During the early-November announcement that Stanley Works will acquire Black & Decker Corp., B&D chief executive Nolan Archibald offered a flourish worthy of a wedding toast. The companies, he said, have discussed merging three times over 28 years.

And in fact, these two toolmakers -- soon to be joined in an all-stock deal valued at $4.5 billion and promising $350 million in cost savings -- do look good together. Kind of like Billy Crystal and Meg Ryan at the end of "When Harry Met Sally," the 1989 movie about another pairing that was years in the making.

Of course, the interesting part of the Harry and Sally story was everything that happened before they got together.

So what have New Britain, Conn.-based Stanley and Towson, Md.-based B&D been up to, relationship-wise, for the past 28 years? It turns out that both have long records of dealmaking -- bad, good, might have been and perhaps still to come.

Back in 1981, merger talks likely made sense for some of the same reasons they did in 2009. The U.S. was in recession, sales of B&D's power tools and Stanley's hand tools were slow and imports were taking market share.

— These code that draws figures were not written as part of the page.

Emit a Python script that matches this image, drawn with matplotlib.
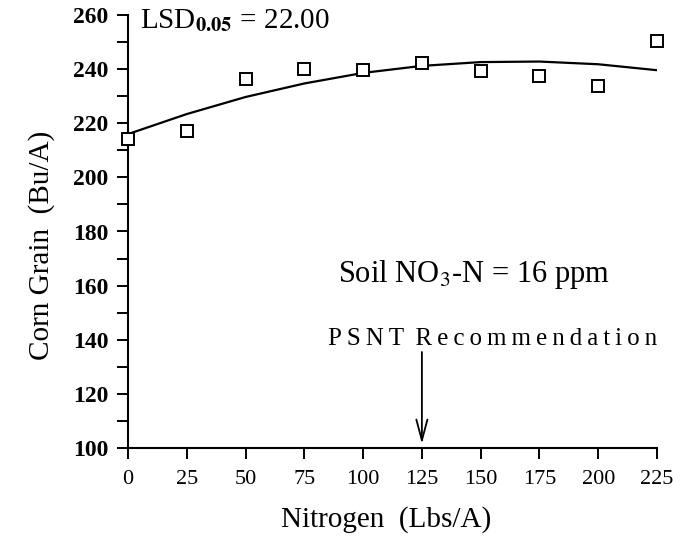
import matplotlib
matplotlib.use('Agg')
import matplotlib.pyplot as plt
import numpy as np

# data
nitrogen = [0, 25, 50, 75, 100, 125, 150, 175, 200, 225]
grain = [214, 217, 236.3, 240, 239.6, 242.2, 239.2, 237.5, 233.8, 250.3]

# fitted curve, read at each 25 lbs
curve_x = [0, 25, 50, 75, 100, 125, 150, 175, 200, 225]
curve_y = [216, 223.4, 229.7, 234.7, 238.6, 241.2, 242.6, 242.8, 241.8, 239.6]

x_ticks = [0, 25, 50, 75, 100, 125, 150, 175, 200, 225]
y_ticks = [100, 120, 140, 160, 180, 200, 220, 240, 260]
psnt_n = 125


def main():
    plt.rcParams['font.family'] = ['Liberation Serif', 'DejaVu Serif']
    plt.rcParams['mathtext.fontset'] = 'stix'

    fig = plt.figure(figsize=(6.73, 5.52), dpi=100)
    ax = fig.add_axes([128 / 673, 1 - 448 / 552, 529 / 673, 433 / 552])

    ax.plot(curve_x, curve_y, color='black', lw=1.6)
    ax.plot(nitrogen, grain, ls='none', marker='s', ms=9, mfc='white',
            mec='black', mew=1.4, clip_on=False, zorder=3)

    ax.set_xlim(0, 225)
    ax.set_ylim(100, 260)
    ax.set_xticks(x_ticks)
    ax.set_yticks(y_ticks)
    ax.set_yticks(np.arange(110, 260, 20), minor=True)
    ax.spines['top'].set_visible(False)
    ax.spines['right'].set_visible(False)
    for s in ['left', 'bottom']:
        ax.spines[s].set_linewidth(1.5)
    ax.tick_params(axis='both', which='major', direction='out', length=8,
                   width=1.4)
    ax.tick_params(axis='y', which='minor', direction='out', length=8, width=1.4)
    ax.tick_params(axis='y', labelsize=17, pad=6)
    ax.tick_params(axis='x', labelsize=16, pad=8)
    for lab in ax.get_yticklabels():
        lab.set_fontweight('bold')

    ax.set_xlabel('Nitrogen  (Lbs/A)', fontsize=21)
    ax.xaxis.set_label_coords(0.488, -0.166)
    ax.xaxis.label.set_va('center')
    ax.set_ylabel('Corn Grain  (Bu/A)', fontsize=21)
    ax.yaxis.set_label_coords(-0.163, 0.467)
    ax.yaxis.label.set_va('center')

    ax.text(5, 255, r'LSD$_{\mathbf{0.05}}$ = 22.00', fontsize=21,
            ha='left', va='baseline')
    ax.text(147, 161.5, r'Soil NO$_3$-N = 16 ppm', fontsize=22,
            ha='center', va='baseline')
    ax.text(155, 138, '\u2009'.join('PSNT') + '\u2009 ' + '\u2009'.join('Recommendation'),
            fontsize=18, ha='center', va='baseline')
    ax.annotate('', xy=(psnt_n, 100.5), xytext=(psnt_n, 136.5),
                arrowprops=dict(arrowstyle='->,head_length=1.5,head_width=0.4',
                                color='black', lw=1.3))

    fig.savefig('out.png', dpi=100)


if __name__ == '__main__':
    main()
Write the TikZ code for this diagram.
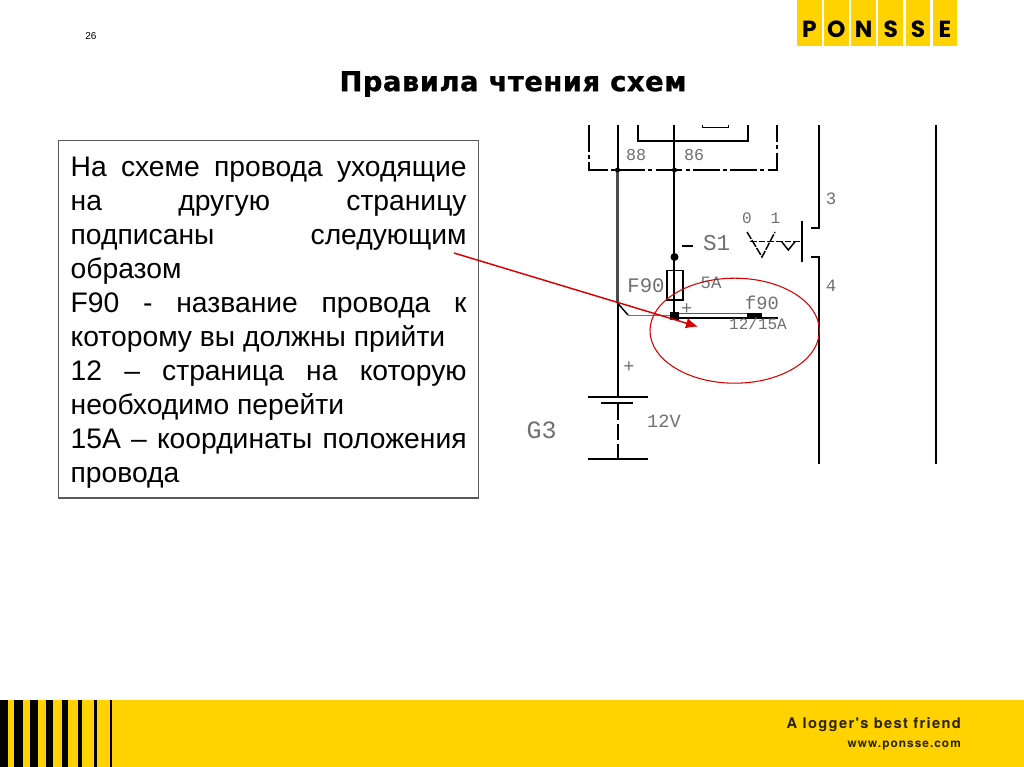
\documentclass[tikz,border=0pt]{standalone}
\usepackage{fontspec}
\usetikzlibrary{arrows.meta}
\setmainfont{Liberation Sans}
\newfontfamily\schemfont{Liberation Mono}
\newfontfamily\tagfont[LetterSpace=9]{TeX Gyre Heros}
\newfontfamily\titlefont[LetterSpace=2,BoldFeatures={FakeBold=1}]{DejaVu Sans}
\newfontfamily\logofont{Poppins}
\definecolor{ponsseyellow}{HTML}{FFD200}
\definecolor{schemgray}{HTML}{707070}
\definecolor{tagink}{HTML}{2A2200}
\tikzset{
  x=0.75pt,y=-0.75pt,
  wire/.style={black,line width=1.5pt},
  wirethin/.style={black,line width=1.1pt},
  graywire/.style={black!70,line width=1.6pt},
  dashdot/.style={black,line width=1.5pt,dash pattern=on 20pt off 2.5pt on 3pt off 2.5pt},
  schem/.style={font=\schemfont,text=schemgray,inner sep=0pt},
  redline/.style={red!85!black,line width=0.8pt},
  stripe/.style={fill=black,draw=none},
  logocell/.style={fill=ponsseyellow,draw=none,minimum width=18.6pt,minimum height=34.5pt,inner sep=0pt,anchor=north west,text=black,font=\logofont\bfseries\fontsize{17.5}{17.5}\selectfont,text depth=0pt},
}
\begin{document}
\begin{tikzpicture}
\useasboundingbox (0,0) rectangle (1024,767);
\fill[white] (0,0) rectangle (1024,767);
% footer
\node[fill=ponsseyellow,draw=none,minimum width=768pt,minimum height=50.25pt,inner sep=0pt,anchor=north west] (footer) at (0,700) {};
\foreach \a/\b in {0/8.3,14.3/23.3,30/38.3,46/52.7,62/67.7,78.3/82.3,94.3/96.7,110/111.7}
  \fill[stripe] (\a,700) rectangle (\b,767);
\node[anchor=east,inner sep=0pt,text=tagink,font=\tagfont\bfseries\fontsize{11}{12}\selectfont] (tagline) at (961,724.5) {A logger's best friend};
\node[anchor=east,inner sep=0pt,text=tagink,font=\tagfont\bfseries\fontsize{8.85}{10}\selectfont] (website) at (961,746) {www.ponsse.com};
% logo
\foreach \n/\x/\t in {lp/796.7/P,lo/823.7/O,ln/851/N,ls/878/S,lt/905.3/S,le/932.3/E}
  \node[logocell] (\n) at (\x,0) {\raisebox{-8.5pt}{\t}};
% header
\node[inner sep=0pt,font=\fontsize{7.5}{9}\selectfont] (page) at (91,36) {26};
\node[inner sep=0pt,font=\titlefont\bfseries\fontsize{20.5}{24}\selectfont] (title) at (513,84) {Правила чтения схем};
% text box
\node[draw=black!65,line width=1pt,anchor=north west,inner xsep=9pt,inner ysep=7pt,text width=297pt,align=justify,font=\fontsize{21.2}{25.5}\selectfont] (note) at (58,140) {\rule{0pt}{20pt}На схеме провода уходящие\linebreak на другую страницу\linebreak подписаны следующим\linebreak образом\\
F90 - название провода к\linebreak которому вы должны прийти\\
12 – страница на которую\linebreak необходимо перейти\\
15А – координаты положения\linebreak провода};
% schematic: relay frame
\draw[dashdot] (588.7,125) -- (588.7,170) -- (777,170) -- (777,125);
\draw[wire] (638,125) -- (638,141) -- (748,141) -- (748,125);
\draw[wirethin] (702.7,125) -- (702.7,127.5) -- (728.3,127.5) -- (728.3,125);
\draw[wire] (617.5,125) -- (617.5,170);
\draw[graywire] (617.5,170) -- (617.5,303);
\draw[wire] (617.5,303) -- (617.5,396.5);
\draw[wirethin] (674,125) -- (674,315);
\fill (617.5,170) circle (2.5);
\fill (674.5,170) circle (2.5);
% contacts
\draw[wire] (811,228) -- (819,228) -- (819,125);
\draw[wire] (811,256.5) -- (819,256.5) -- (819,464);
\draw[wire] (802,221) -- (802,262);
\draw[wire] (935.7,125) -- (935.7,464);
% switch
\draw[wirethin] (682,246) -- (693,246);
\draw[wirethin,dash pattern=on 6pt off 1pt] (747,232) -- (762,257) -- (775,232);
\draw[wirethin,dash pattern=on 5pt off 1.5pt] (750,241.7) -- (802,241.7);
\draw[wirethin] (781.7,241.7) -- (788.3,250) -- (795,241.7);
\fill (674.5,257) circle (4);
% fuse
\draw[wirethin] (667,270.5) rectangle (683,300);
% output wire
\draw[wirethin] (617.5,303) -- (628,315);
\draw[black!55,line width=1.2pt] (628,315.5) -- (674,315.5);
\draw[black!65,line width=0.8pt] (674,313.3) -- (750,313.3);
\draw[wire] (674,317.7) -- (778,317.7);
\fill (670,311.5) rectangle (679,320);
\fill (747,313) rectangle (762,319);
% battery
\draw[wire] (587.5,396.5) -- (648,396.5);
\draw[wire] (601,403) -- (632.5,403);
\draw[wire] (617.5,403) -- (617.5,420);
\draw[wire] (617.5,424) -- (617.5,440);
\draw[wire] (617.5,444) -- (617.5,459);
\draw[wire] (587.5,459) -- (648,459);
% schematic labels
\node[schem,font=\schemfont\fontsize{12.5}{14}\selectfont] (t88) at (636,155) {88};
\node[schem,font=\schemfont\fontsize{12.5}{14}\selectfont] (t86) at (694,155) {86};
\node[schem,font=\schemfont\fontsize{13}{14}\selectfont] (t3) at (831,199) {3};
\node[schem,font=\schemfont\fontsize{13}{14}\selectfont] (t4) at (831,286) {4};
\node[schem,font=\schemfont\fontsize{12}{14}\selectfont] (t0) at (747,218) {0};
\node[schem,font=\schemfont\fontsize{12}{14}\selectfont] (t1) at (775.5,218) {1};
\node[schem,font=\schemfont\fontsize{17}{18}\selectfont] (ts1) at (716.7,242.7) {S1};
\node[schem,font=\schemfont\fontsize{15.5}{18}\selectfont] (tf90) at (646,286) {F90};
\node[schem,font=\schemfont\fontsize{13}{14}\selectfont] (t5a) at (711,283) {5A};
\node[schem,font=\schemfont\fontsize{14}{14}\selectfont] (tplusa) at (686.7,309) {+};
\node[schem,font=\schemfont\fontsize{14}{16}\selectfont] (tf90b) at (762,303) {f90};
\node[schem,font=\schemfont\fontsize{12}{14}\selectfont] (tref) at (758,323.5) {12/15A};
\node[schem,font=\schemfont\fontsize{14}{14}\selectfont] (tplusb) at (629,367) {+};
\node[schem,font=\schemfont\fontsize{14}{16}\selectfont] (t12v) at (664,421) {12V};
\node[schem,font=\schemfont\fontsize{18.7}{20}\selectfont] (tg3) at (541.7,430.7) {G3};
% callout
\draw[redline] (734.7,330.7) ellipse [x radius=84.7,y radius=52.5];
\coordinate (cstart) at (454,253);
\coordinate (cend) at (698,326.7);
\draw[red!85!black,line width=1.1pt,-{Latex[length=9pt,width=8pt]}] (cstart) -- (cend);
\end{tikzpicture}
\end{document}
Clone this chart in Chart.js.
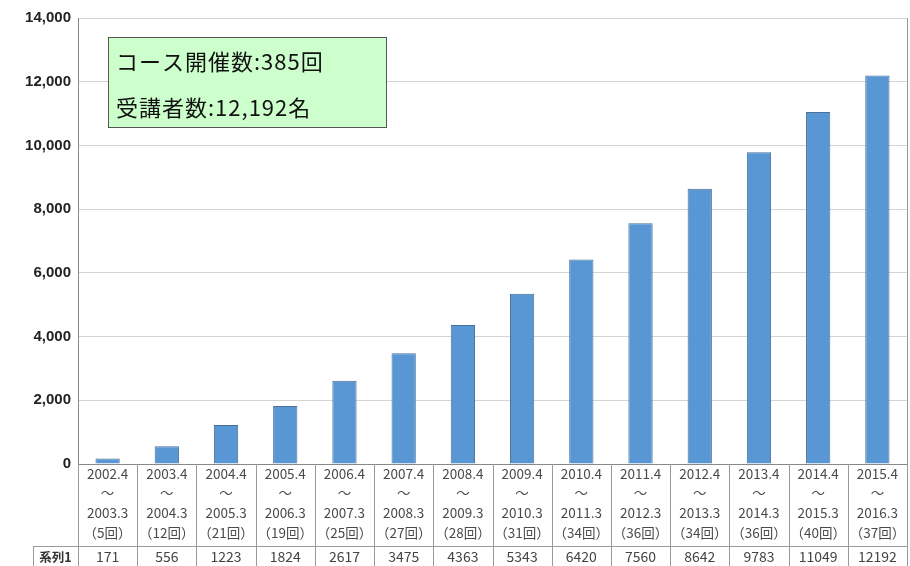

But if consolidation was attractive, deciding who would run the company apparently proved impossible.

So the two went their separate ways. In 1984 Black & Decker, which had introduced the Dustbuster in 1979, made a big bet on toasters, coffee pots and the like, spending $300 million for the small appliance business of General Electric Co. and embarking on an ambitious rebranding of the products.

But 1985 found B&D restructuring and posting a loss. In 1986 the board removed CEO Laurence Farley and named Archibald his successor. The 42-year-old marketing and operations wiz, a former college basketball star, put B&D on a turnaround track.

Stanley in 1985 was stabilizing, its profits improved thanks to an earlier restructuring. CEO Donald Davis Jr. was expanding into tool rentals and other do-it-yourself categories, as well as industrial tools. As the decade waned, those deals, plus the 1986 purchase of National Hand Tool Corp. and a Taiwanese affiliate for $97 million, were looking smart.

In Maryland, meanwhile, B&D's Archibald was seeking a big deal amid a fevered M&A market. Having lost out in an attempt to buy American Standard Inc., he borrowed heavily to buy Emhart Corp. for $2.8 billion in 1989.

The idea was to keep the plumbing and Kwikset Locks Inc. businesses and sell off things like the golf club shaft maker. But the recession-eve timing couldn't have been worse. The next turnaround took nearly a decade.

The 1990s weren't much fun for Stanley, either. In 1991 it fended off a hostile bid from Newell Co. In 1995 there was another restructuring, and the board hit CEO Richard Ayers with a pay cut.

In 1997 the directors brought in a new CEO: John Trani, a Jack Welch lieutenant at General Electric.

Trani's big paychecks and relocation of manufacturing work overseas soon drew loud complaints from unions. His attempt to move Stanley's headquarters to Bermuda for tax reasons, abandoned in 2002, caused even more of an uproar.

But Trani also pushed Stanley into the security business with the 2002 acquisition of Best Lock Corp. Successor John Lundgren continued the drive with three other sizable deals, including the purchase of HSM Electronic Protection Services Inc. for $545 million in 2006. Today 43% of Stanley's profit comes from its fast-growing security business.

B&D, by contrast, remained more dependent on consumers -- hence its lower market cap at deal time. Along with the ages of the management teams on each side, security is why Stanley is the acquirer. Lundgren will be CEO; Archibald, 66, will be executive chairman for three years and then retire.

End of movie? Hardly. First, there's a major integration ahead. Stanley Black & Decker will also be more exposed to big-box retailers, and less focused on security, than Stanley alone was.

Lundgren says he's keener on security than ever. But analysts at Raymond James & Associates Inc., who like the deal, also think it increases the odds of a security spinoff down the road.

And you thought Harry and Sally had complicated lives.